** TASK PROMPT **
Without including any images, repeat the data exactly.

** DATA LINES **
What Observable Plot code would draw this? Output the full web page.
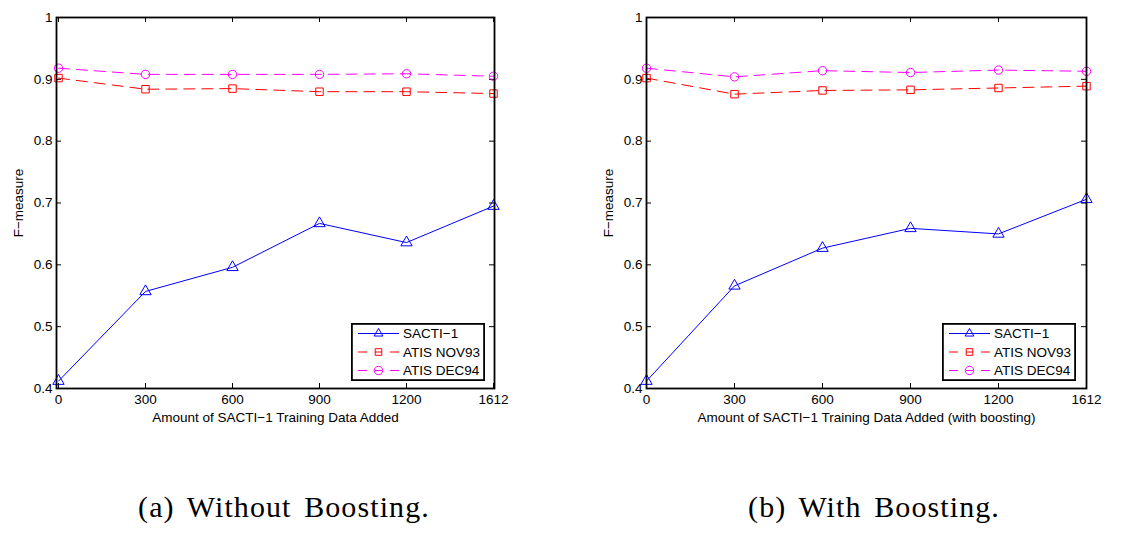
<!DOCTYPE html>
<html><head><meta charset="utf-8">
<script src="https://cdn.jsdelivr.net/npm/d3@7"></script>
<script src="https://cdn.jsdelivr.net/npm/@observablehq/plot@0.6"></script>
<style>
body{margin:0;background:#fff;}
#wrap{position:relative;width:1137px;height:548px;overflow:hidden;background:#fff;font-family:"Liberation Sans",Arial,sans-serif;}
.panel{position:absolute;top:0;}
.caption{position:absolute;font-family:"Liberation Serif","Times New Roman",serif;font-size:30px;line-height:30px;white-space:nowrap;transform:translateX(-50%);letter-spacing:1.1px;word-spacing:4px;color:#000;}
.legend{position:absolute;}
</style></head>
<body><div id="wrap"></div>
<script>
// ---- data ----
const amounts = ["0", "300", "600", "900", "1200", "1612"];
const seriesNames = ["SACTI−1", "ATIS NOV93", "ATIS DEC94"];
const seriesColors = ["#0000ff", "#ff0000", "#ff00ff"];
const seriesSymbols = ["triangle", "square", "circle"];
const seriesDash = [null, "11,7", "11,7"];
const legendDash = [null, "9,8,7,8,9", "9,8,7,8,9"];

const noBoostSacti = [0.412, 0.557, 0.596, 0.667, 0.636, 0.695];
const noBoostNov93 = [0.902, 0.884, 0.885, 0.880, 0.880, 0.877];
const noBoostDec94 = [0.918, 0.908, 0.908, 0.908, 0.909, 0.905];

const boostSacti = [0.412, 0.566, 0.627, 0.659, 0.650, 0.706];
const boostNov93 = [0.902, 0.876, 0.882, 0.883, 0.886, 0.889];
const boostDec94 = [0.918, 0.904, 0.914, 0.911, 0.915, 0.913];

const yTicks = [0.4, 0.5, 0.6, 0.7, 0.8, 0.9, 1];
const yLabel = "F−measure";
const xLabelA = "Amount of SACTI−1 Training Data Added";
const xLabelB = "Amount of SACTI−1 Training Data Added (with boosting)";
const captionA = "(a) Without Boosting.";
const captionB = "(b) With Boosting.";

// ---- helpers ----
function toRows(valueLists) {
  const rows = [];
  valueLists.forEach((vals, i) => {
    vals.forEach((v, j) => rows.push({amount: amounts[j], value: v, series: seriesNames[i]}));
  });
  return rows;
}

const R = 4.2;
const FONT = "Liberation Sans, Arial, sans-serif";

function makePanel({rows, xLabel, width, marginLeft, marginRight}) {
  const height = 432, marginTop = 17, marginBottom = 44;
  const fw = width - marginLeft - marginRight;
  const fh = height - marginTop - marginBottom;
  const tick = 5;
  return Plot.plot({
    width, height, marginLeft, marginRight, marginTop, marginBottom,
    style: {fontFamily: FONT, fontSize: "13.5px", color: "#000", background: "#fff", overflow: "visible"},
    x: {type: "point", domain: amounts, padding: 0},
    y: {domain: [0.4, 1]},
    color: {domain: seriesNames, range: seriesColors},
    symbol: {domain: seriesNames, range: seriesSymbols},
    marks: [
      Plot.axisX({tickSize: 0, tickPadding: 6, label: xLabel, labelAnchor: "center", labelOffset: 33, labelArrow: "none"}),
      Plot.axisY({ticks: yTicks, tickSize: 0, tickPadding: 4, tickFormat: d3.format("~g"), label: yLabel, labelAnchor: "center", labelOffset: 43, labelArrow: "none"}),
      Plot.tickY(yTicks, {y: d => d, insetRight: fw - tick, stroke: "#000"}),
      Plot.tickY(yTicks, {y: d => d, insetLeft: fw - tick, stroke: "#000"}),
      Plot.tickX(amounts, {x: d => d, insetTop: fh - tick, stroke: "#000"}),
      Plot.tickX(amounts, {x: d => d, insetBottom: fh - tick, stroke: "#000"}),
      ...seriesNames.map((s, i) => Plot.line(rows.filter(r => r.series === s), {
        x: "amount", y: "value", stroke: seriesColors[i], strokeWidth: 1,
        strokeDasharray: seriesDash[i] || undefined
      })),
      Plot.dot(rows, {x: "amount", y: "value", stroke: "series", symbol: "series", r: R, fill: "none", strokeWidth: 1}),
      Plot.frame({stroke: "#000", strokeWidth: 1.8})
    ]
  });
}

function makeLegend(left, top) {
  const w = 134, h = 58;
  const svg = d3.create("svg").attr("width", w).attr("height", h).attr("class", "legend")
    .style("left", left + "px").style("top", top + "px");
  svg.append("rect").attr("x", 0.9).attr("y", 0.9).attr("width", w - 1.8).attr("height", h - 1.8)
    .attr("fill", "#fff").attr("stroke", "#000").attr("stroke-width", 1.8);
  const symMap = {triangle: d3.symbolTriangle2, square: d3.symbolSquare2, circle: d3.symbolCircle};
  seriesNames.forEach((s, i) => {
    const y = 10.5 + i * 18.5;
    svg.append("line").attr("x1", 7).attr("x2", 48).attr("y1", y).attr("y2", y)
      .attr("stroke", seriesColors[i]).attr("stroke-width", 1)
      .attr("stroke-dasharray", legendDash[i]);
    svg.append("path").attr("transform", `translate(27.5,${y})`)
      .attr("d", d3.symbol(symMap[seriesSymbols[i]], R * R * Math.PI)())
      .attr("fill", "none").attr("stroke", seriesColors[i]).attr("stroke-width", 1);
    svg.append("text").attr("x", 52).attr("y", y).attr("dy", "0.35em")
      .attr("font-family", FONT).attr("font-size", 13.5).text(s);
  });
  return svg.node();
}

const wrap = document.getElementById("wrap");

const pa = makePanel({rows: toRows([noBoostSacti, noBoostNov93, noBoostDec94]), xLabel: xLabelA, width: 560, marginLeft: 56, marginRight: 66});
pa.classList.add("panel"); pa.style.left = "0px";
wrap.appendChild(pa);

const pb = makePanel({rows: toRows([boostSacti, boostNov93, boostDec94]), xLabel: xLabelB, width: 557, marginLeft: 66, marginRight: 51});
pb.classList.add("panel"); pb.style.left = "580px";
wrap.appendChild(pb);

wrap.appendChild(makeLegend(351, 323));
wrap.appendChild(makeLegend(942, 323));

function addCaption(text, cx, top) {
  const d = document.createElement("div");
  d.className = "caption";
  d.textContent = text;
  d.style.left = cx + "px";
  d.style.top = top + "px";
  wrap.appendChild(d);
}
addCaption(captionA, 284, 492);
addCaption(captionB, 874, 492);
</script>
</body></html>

** RESULT **
What Observable Plot code would draw this? Output the full web page.
<!DOCTYPE html>
<html><head><meta charset="utf-8">
<script src="https://cdn.jsdelivr.net/npm/d3@7"></script>
<script src="https://cdn.jsdelivr.net/npm/@observablehq/plot@0.6"></script>
<style>
body{margin:0;background:#fff;}
#wrap{position:relative;width:1137px;height:548px;overflow:hidden;background:#fff;font-family:"Liberation Sans",Arial,sans-serif;}
.panel{position:absolute;top:0;}
.caption{position:absolute;font-family:"Liberation Serif","Times New Roman",serif;font-size:30px;line-height:30px;white-space:nowrap;transform:translateX(-50%);letter-spacing:1.1px;word-spacing:4px;color:#000;}
.legend{position:absolute;}
</style></head>
<body><div id="wrap"></div>
<script>
// ---- data ----
const amounts = ["0", "300", "600", "900", "1200", "1612"];
const seriesNames = ["SACTI−1", "ATIS NOV93", "ATIS DEC94"];
const seriesColors = ["#0000ff", "#ff0000", "#ff00ff"];
const seriesSymbols = ["triangle", "square", "circle"];
const seriesDash = [null, "11,7", "11,7"];
const legendDash = [null, "9,8,7,8,9", "9,8,7,8,9"];

const noBoostSacti = [0.412, 0.557, 0.596, 0.667, 0.636, 0.695];
const noBoostNov93 = [0.902, 0.884, 0.885, 0.880, 0.880, 0.877];
const noBoostDec94 = [0.918, 0.908, 0.908, 0.908, 0.909, 0.905];

const boostSacti = [0.412, 0.566, 0.627, 0.659, 0.650, 0.706];
const boostNov93 = [0.902, 0.876, 0.882, 0.883, 0.886, 0.889];
const boostDec94 = [0.918, 0.904, 0.914, 0.911, 0.915, 0.913];

const yTicks = [0.4, 0.5, 0.6, 0.7, 0.8, 0.9, 1];
const yLabel = "F−measure";
const xLabelA = "Amount of SACTI−1 Training Data Added";
const xLabelB = "Amount of SACTI−1 Training Data Added (with boosting)";
const captionA = "(a) Without Boosting.";
const captionB = "(b) With Boosting.";

// ---- helpers ----
function toRows(valueLists) {
  const rows = [];
  valueLists.forEach((vals, i) => {
    vals.forEach((v, j) => rows.push({amount: amounts[j], value: v, series: seriesNames[i]}));
  });
  return rows;
}

const R = 4.2;
const FONT = "Liberation Sans, Arial, sans-serif";

function makePanel({rows, xLabel, width, marginLeft, marginRight}) {
  const height = 432, marginTop = 17, marginBottom = 44;
  const fw = width - marginLeft - marginRight;
  const fh = height - marginTop - marginBottom;
  const tick = 5;
  return Plot.plot({
    width, height, marginLeft, marginRight, marginTop, marginBottom,
    style: {fontFamily: FONT, fontSize: "13.5px", color: "#000", background: "#fff", overflow: "visible"},
    x: {type: "point", domain: amounts, padding: 0},
    y: {domain: [0.4, 1]},
    color: {domain: seriesNames, range: seriesColors},
    symbol: {domain: seriesNames, range: seriesSymbols},
    marks: [
      Plot.axisX({tickSize: 0, tickPadding: 6, label: xLabel, labelAnchor: "center", labelOffset: 33, labelArrow: "none"}),
      Plot.axisY({ticks: yTicks, tickSize: 0, tickPadding: 4, tickFormat: d3.format("~g"), label: yLabel, labelAnchor: "center", labelOffset: 43, labelArrow: "none"}),
      Plot.tickY(yTicks, {y: d => d, insetRight: fw - tick, stroke: "#000"}),
      Plot.tickY(yTicks, {y: d => d, insetLeft: fw - tick, stroke: "#000"}),
      Plot.tickX(amounts, {x: d => d, insetTop: fh - tick, stroke: "#000"}),
      Plot.tickX(amounts, {x: d => d, insetBottom: fh - tick, stroke: "#000"}),
      ...seriesNames.map((s, i) => Plot.line(rows.filter(r => r.series === s), {
        x: "amount", y: "value", stroke: seriesColors[i], strokeWidth: 1,
        strokeDasharray: seriesDash[i] || undefined
      })),
      Plot.dot(rows, {x: "amount", y: "value", stroke: "series", symbol: "series", r: R, fill: "none", strokeWidth: 1}),
      Plot.frame({stroke: "#000", strokeWidth: 1.8})
    ]
  });
}

function makeLegend(left, top) {
  const w = 134, h = 58;
  const svg = d3.create("svg").attr("width", w).attr("height", h).attr("class", "legend")
    .style("left", left + "px").style("top", top + "px");
  svg.append("rect").attr("x", 0.9).attr("y", 0.9).attr("width", w - 1.8).attr("height", h - 1.8)
    .attr("fill", "#fff").attr("stroke", "#000").attr("stroke-width", 1.8);
  const symMap = {triangle: d3.symbolTriangle2, square: d3.symbolSquare2, circle: d3.symbolCircle};
  seriesNames.forEach((s, i) => {
    const y = 10.5 + i * 18.5;
    svg.append("line").attr("x1", 7).attr("x2", 48).attr("y1", y).attr("y2", y)
      .attr("stroke", seriesColors[i]).attr("stroke-width", 1)
      .attr("stroke-dasharray", legendDash[i]);
    svg.append("path").attr("transform", `translate(27.5,${y})`)
      .attr("d", d3.symbol(symMap[seriesSymbols[i]], R * R * Math.PI)())
      .attr("fill", "none").attr("stroke", seriesColors[i]).attr("stroke-width", 1);
    svg.append("text").attr("x", 52).attr("y", y).attr("dy", "0.35em")
      .attr("font-family", FONT).attr("font-size", 13.5).text(s);
  });
  return svg.node();
}

const wrap = document.getElementById("wrap");

const pa = makePanel({rows: toRows([noBoostSacti, noBoostNov93, noBoostDec94]), xLabel: xLabelA, width: 560, marginLeft: 56, marginRight: 66});
pa.classList.add("panel"); pa.style.left = "0px";
wrap.appendChild(pa);

const pb = makePanel({rows: toRows([boostSacti, boostNov93, boostDec94]), xLabel: xLabelB, width: 557, marginLeft: 66, marginRight: 51});
pb.classList.add("panel"); pb.style.left = "580px";
wrap.appendChild(pb);

wrap.appendChild(makeLegend(351, 323));
wrap.appendChild(makeLegend(942, 323));

function addCaption(text, cx, top) {
  const d = document.createElement("div");
  d.className = "caption";
  d.textContent = text;
  d.style.left = cx + "px";
  d.style.top = top + "px";
  wrap.appendChild(d);
}
addCaption(captionA, 284, 492);
addCaption(captionB, 874, 492);
</script>
</body></html>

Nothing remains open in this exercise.